After failing to garner support from their respective state governments, the farmers have decided to mount pressure on the GoI, due to which they are coming to Delhi.
In UP and Haryana, BJP led governments have failed to convince farmers, however, governments of Rajasthan and Punjab have extended full support to their agitation.
Farmers want GoI to either withdraw the three legislations or guarantee them the minimum support price (MSP) for their crops by introducing a new law.
Gurnam Singh Chaduni is leading the protestors from Haryana. Gurnam had contested the 2019 Assembly elections from Ladwa constituency in Kurukshetra district, but got only 1,307 votes. However, he was quite active in raising farmers’ issues and led several protests across the state.

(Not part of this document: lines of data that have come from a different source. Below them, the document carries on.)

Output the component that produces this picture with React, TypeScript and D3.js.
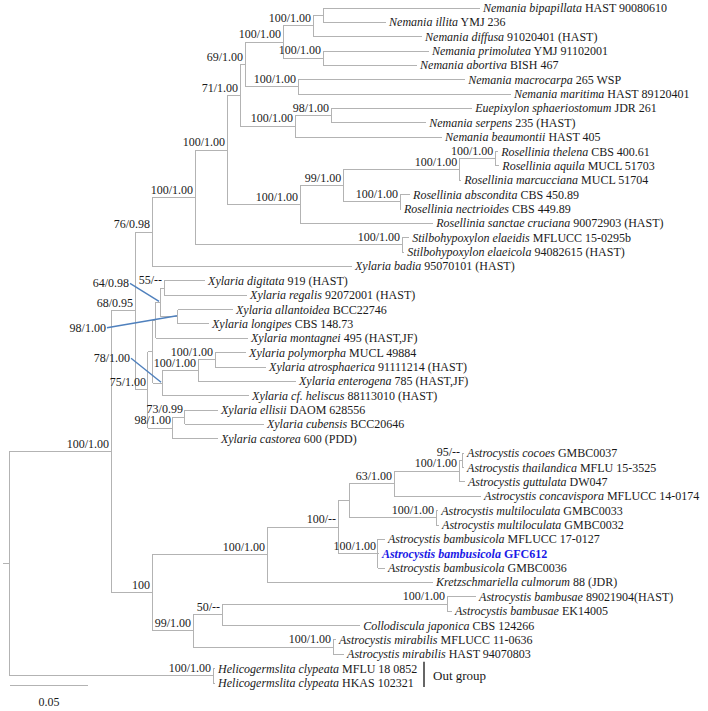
import React from "react";
import * as d3 from "d3";

const WIDTH = 708;
const HEIGHT = 711;

// ---------- Data ----------
// Terminal taxa, top to bottom
const taxonNames = [
  "Nemania bipapillata", "Nemania illita", "Nemania diffusa", "Nemania primolutea", "Nemania abortiva",
  "Nemania macrocarpa", "Nemania maritima", "Euepixylon sphaeriostomum", "Nemania serpens", "Nemania beaumontii",
  "Rosellinia thelena", "Rosellinia aquila", "Rosellinia marcucciana", "Rosellinia abscondita", "Rosellinia nectrioides",
  "Rosellinia sanctae cruciana", "Stilbohypoxylon elaeidis", "Stilbohypoxylon elaeicola", "Xylaria badia", "Xylaria digitata",
  "Xylaria regalis", "Xylaria allantoidea", "Xylaria longipes", "Xylaria montagnei", "Xylaria polymorpha",
  "Xylaria atrosphaerica", "Xylaria enterogena", "Xylaria cf. heliscus", "Xylaria ellisii", "Xylaria cubensis",
  "Xylaria castorea", "Astrocystis cocoes", "Astrocystis thailandica", "Astrocystis guttulata", "Astrocystis concavispora",
  "Astrocystis multiloculata", "Astrocystis multiloculata", "Astrocystis bambusicola", "Astrocystis bambusicola", "Astrocystis bambusicola",
  "Kretzschmariella culmorum", "Astrocystis bambusae", "Astrocystis bambusae", "Collodiscula japonica", "Astrocystis mirabilis",
  "Astrocystis mirabilis", "Helicogermslita clypeata", "Helicogermslita clypeata",
];

const taxonVouchers = [
  "HAST 90080610", "YMJ 236", "91020401 (HAST)", "YMJ 91102001", "BISH 467",
  "265 WSP", "HAST 89120401", "JDR 261", "235 (HAST)", "HAST 405",
  "CBS 400.61", "MUCL 51703", "MUCL 51704", "CBS 450.89", "CBS 449.89",
  "90072903 (HAST)", "MFLUCC 15-0295b", "94082615 (HAST)", "95070101 (HAST)", "919 (HAST)",
  "92072001 (HAST)", "BCC22746", "CBS 148.73", "495 (HAST,JF)", "MUCL 49884",
  "91111214 (HAST)", "785 (HAST,JF)", "88113010 (HAST)", "DAOM 628556", "BCC20646",
  "600 (PDD)", "GMBC0037", "MFLU 15-3525", "DW047", "MFLUCC 14-0174",
  "GMBC0033", "GMBC0032", "MFLUCC 17-0127", "GFC612", "GMBC0036",
  "88 (JDR)", "89021904(HAST)", "EK14005", "CBS 124266", "MFLUCC 11-0636",
  "HAST 94070803", "MFLU 18 0852", "HKAS 102321",
];

const taxonParents = [
  "A", "A", "B", "C", "C", "F", "F", "I", "I", "H",
  "O", "O", "M", "N", "N", "K", "R", "R", "S", "V",
  "V", "X", "X", "Y", "P1", "P1", "P2", "P3", "Z2", "Z2",
  "Z", "KK", "KK", "JJ", "HH", "II", "II", "GG", "GG", "GG",
  "CC", "NN", "NN", "LL", "MM", "MM", "OO", "OO",
];

// branch lengths (substitutions per site)
const taxonLengths = [
  0.1006, 0.0404, 0.0699, 0.0679, 0.0603, 0.1071, 0.1365, 0.0904, 0.0609, 0.0942,
  0.0019, 0.0026, 0.0013, 0.0064, 0.0006, 0.0853, 0.0045, 0.0013, 0.1282, 0.0263,
  0.0532, 0.0353, 0.0199, 0.0590, 0.0199, 0.0327, 0.0628, 0.0558, 0.0212, 0.0506,
  0.0288, 0.0013, 0.0013, 0.0038, 0.0558, 0.0013, 0.0019, 0.0045, 0.0006, 0.0045,
  0.1064, 0.0186, 0.0032, 0.0885, 0.0019, 0.0071, 0.0013, 0.0013,
];

const highlightIndex = 38; // Astrocystis bambusicola GFC612 (new collection)
const outgroupClade = "OO";

// Internal nodes (pre-order, top to bottom)
const cladeIds = [
  "root", "AA", "T", "S", "Q", "J", "G", "E", "D", "B", "A", "C", "F", "H", "I", "K", "L", "M", "O", "N", "R",
  "U", "Q1", "Y", "W", "V", "X", "P3", "P2", "P1", "Z", "Z2",
  "BB", "CC", "EE", "FF", "HH", "JJ", "KK", "II", "GG", "DD", "LL", "NN", "MM", "OO",
];
const cladeParents = [
  "", "root", "AA", "T", "S", "Q", "J", "G", "E", "D", "B", "D", "E", "G", "H", "J", "K", "L", "M", "L", "Q",
  "T", "U", "Q1", "Y", "W", "W", "Q1", "P3", "P2", "U", "Z",
  "AA", "BB", "CC", "EE", "FF", "HH", "JJ", "FF", "EE", "BB", "DD", "LL", "DD", "root",
];
const cladeLengths = [
  0, 0.0654, 0.0154, 0.0109, 0.0276, 0.0205, 0.0083, 0.0032, 0.0244, 0.0192, 0.0064, 0.0256, 0.0340, 0.0353, 0.0231, 0.0468, 0.0276, 0.0744, 0.0231, 0.0365, 0.1327,
  0.0083, 0.0032, 0.0019, 0.0026, 0.0026, 0.0115, 0.0058, 0.0231, 0.0109, 0.0160, 0.0077,
  0.0263, 0.0737, 0.0455, 0.0071, 0.0288, 0.0417, 0.0019, 0.0558, 0.0256, 0.0263, 0.0186, 0.1442, 0.0897, 0.1308,
];
// ML bootstrap / Bayesian posterior probability
const cladeSupports = [
  "", "100/1.00", "68/0.95", "76/0.98", "100/1.00", "100/1.00", "71/1.00", "69/1.00", "100/1.00", "100/1.00", "", "100/1.00", "100/1.00", "100/1.00", "98/1.00", "100/1.00", "99/1.00", "100/1.00", "100/1.00", "100/1.00", "100/1.00",
  "75/1.00", "", "", "64/0.98", "55/--", "98/1.00", "78/1.00", "100/1.00", "100/1.00", "98/1.00", "73/0.99",
  "100", "100/1.00", "100/--", "", "63/1.00", "100/1.00", "95/--", "100/1.00", "100/1.00", "99/1.00", "50/--", "100/1.00", "100/1.00", "100/1.00",
];

const rootStem = 0.0038;
const scaleBarValue = 0.05;
const scaleBarLabel = "0.05";
const outgroupLabel = "Out group";

// Supports drawn off to the side with a pointer line (label offset from node)
const calloutOffsets: Record<string, [number, number]> = {
  W: [-31, -19],
  X: [-72, 11],
  P3: [-32, -25],
};

// ---------- Styles ----------
const FONT = "'Liberation Serif', 'Times New Roman', serif";
const BRANCH = "#b3b3b3";
const CALLOUT = "#4f80bd";
const TEXT = "#1a1a1a";

type Row = {
  id: string;
  parent: string | null;
  len: number;
  support: string;
  name?: string;
  voucher?: string;
  leafIndex?: number;
};

type PNode = d3.HierarchyNode<Row> & { dist: number; px: number; py: number };

export default function App() {
  const rows: Row[] = [];
  cladeIds.forEach((id, i) =>
    rows.push({ id, parent: cladeParents[i] || null, len: cladeLengths[i], support: cladeSupports[i] })
  );
  taxonNames.forEach((n, i) =>
    rows.push({
      id: "t" + i,
      parent: taxonParents[i],
      len: taxonLengths[i],
      support: "",
      name: n,
      voucher: taxonVouchers[i],
      leafIndex: i,
    })
  );

  const root = d3
    .stratify<Row>()
    .id((d) => d.id)
    .parentId((d) => d.parent)(rows) as PNode;

  const x = d3.scaleLinear().domain([0, scaleBarValue]).range([9, 87]);
  const y = d3.scaleLinear().domain([0, taxonNames.length - 1]).range([8, 683]);

  root.eachBefore((n: any) => {
    n.dist = n.parent ? n.parent.dist + n.data.len : 0;
    n.px = x(n.dist);
  });
  root.eachAfter((n: any) => {
    if (!n.children) n.py = y(n.data.leafIndex);
    else n.py = (n.children[0].py + n.children[n.children.length - 1].py) / 2;
  });

  const nodes = root.descendants() as PNode[];
  const internals = nodes.filter((n) => n.children);
  const leaves = nodes.filter((n) => !n.children);

  let branchPath = "";
  nodes.forEach((n) => {
    const p = n.parent as PNode | null;
    if (p) branchPath += `M${p.px},${n.py}H${n.px}`;
  });
  internals.forEach((n) => {
    const c = n.children as PNode[];
    branchPath += `M${n.px},${c[0].py}V${c[c.length - 1].py}`;
  });
  branchPath += `M${x(-rootStem)},${root.py}H${root.px}`;

  const og = nodes.find((n) => n.data.id === outgroupClade) as PNode;
  const ogLeaves = og.leaves() as PNode[];
  const ogTop = ogLeaves[0].py - 7;
  const ogBottom = ogLeaves[ogLeaves.length - 1].py + 4;

  return (
    <svg
      width={WIDTH}
      height={HEIGHT}
      style={{ position: "absolute", left: 0, top: 0, background: "#fff" }}
      fontFamily={FONT}
    >
      <rect width={WIDTH} height={HEIGHT} fill="#fff" />
      <path d={branchPath} fill="none" stroke={BRANCH} strokeWidth={1} shapeRendering="crispEdges" />

      {/* support values */}
      {internals
        .filter((n) => n.data.support)
        .map((n) => {
          const off = calloutOffsets[n.data.id];
          if (off) {
            const ex = n.px + off[0];
            const cy = n.py + off[1];
            return (
              <g key={n.data.id}>
                <line x1={ex + 1} y1={cy} x2={n.px - 1} y2={n.py - 1} stroke={CALLOUT} strokeWidth={1.4} />
                <text x={ex} y={cy + 4} textAnchor="end" fontSize={12} fill={TEXT}>
                  {n.data.support}
                </text>
              </g>
            );
          }
          return (
            <text key={n.data.id} x={n.px - 2} y={n.py - 4} textAnchor="end" fontSize={12} fill={TEXT}>
              {n.data.support}
            </text>
          );
        })}

      {/* taxon labels */}
      {leaves.map((n) => {
        const hi = n.data.leafIndex === highlightIndex;
        return (
          <text
            key={n.data.id}
            x={n.px + 3}
            y={n.py}
            dy="0.33em"
            fontSize={12}
            fill={hi ? "#1a1ae6" : TEXT}
            fontWeight={hi ? "bold" : "normal"}
          >
            <tspan fontStyle="italic">{n.data.name}</tspan>
            <tspan>{" " + n.data.voucher}</tspan>
          </text>
        );
      })}

      {/* outgroup bracket */}
      <line x1={424} x2={424} y1={ogTop} y2={ogBottom} stroke="#333" strokeWidth={1.5} />
      <text x={433} y={og.py + 4} fontSize={13} fill={TEXT}>
        {outgroupLabel}
      </text>

      {/* scale bar */}
      <line x1={x(0) + 1} x2={x(scaleBarValue) + 1} y1={685} y2={685} stroke={BRANCH} strokeWidth={1} shapeRendering="crispEdges" />
      <text x={(x(0) + x(scaleBarValue)) / 2 + 1} y={706} textAnchor="middle" fontSize={12} fill={TEXT}>
        {scaleBarLabel}
      </text>
    </svg>
  );
}
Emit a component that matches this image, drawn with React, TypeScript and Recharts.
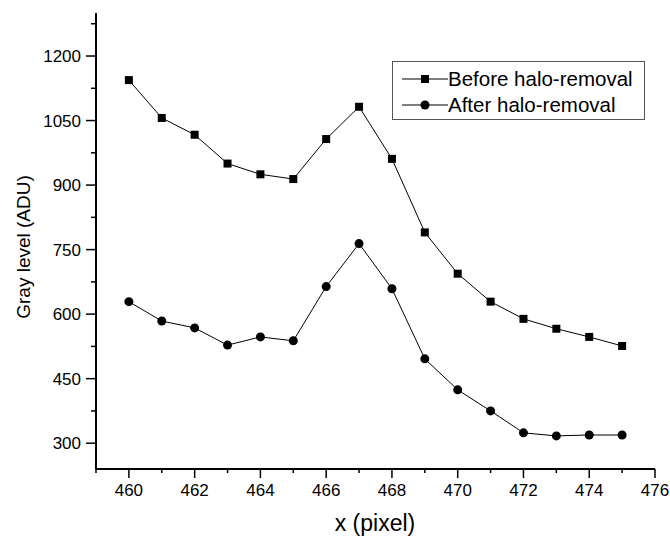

Apart from Gurnam, several national and regional farm unions, comprising many leaders, have joined hands under the umbrella banner of Samyukt Kisan Morcha.
As farmers do not accept the three new legislations — The Farmers’ Produce Trade and Commerce (Promotion and Facilitation); The Farmers (Empowerment and Protection) Agreement of Price Assurance; and Farm Services and The Essential Commodities (Amendment), they believe the laws will open agricultural sale and marketing outside the notified Agricultural Produce Market Committee (APMC) mandis for farmers, remove the barriers to inter-state trade, and provide a framework for electronic trading of agricultural produce.
Since the state governments will not be able to collect market fee, cess or levy for trade outside the APMC markets, farmers believe the laws will gradually end the mandi system and leave farmers at the mercy of corporates.
They are also of the opinion that dismantling the mandi system will bring an end to the assured procurement of their crops at MSP. Similarly, farmers believe the price assurance legislation may offer protection to farmers against price exploitation, but will not prescribe the mechanism for price fixation.
Farmers are demanding the government guarantee MSP in writing, or else the free hand given to private corporate houses will lead to their exploitation.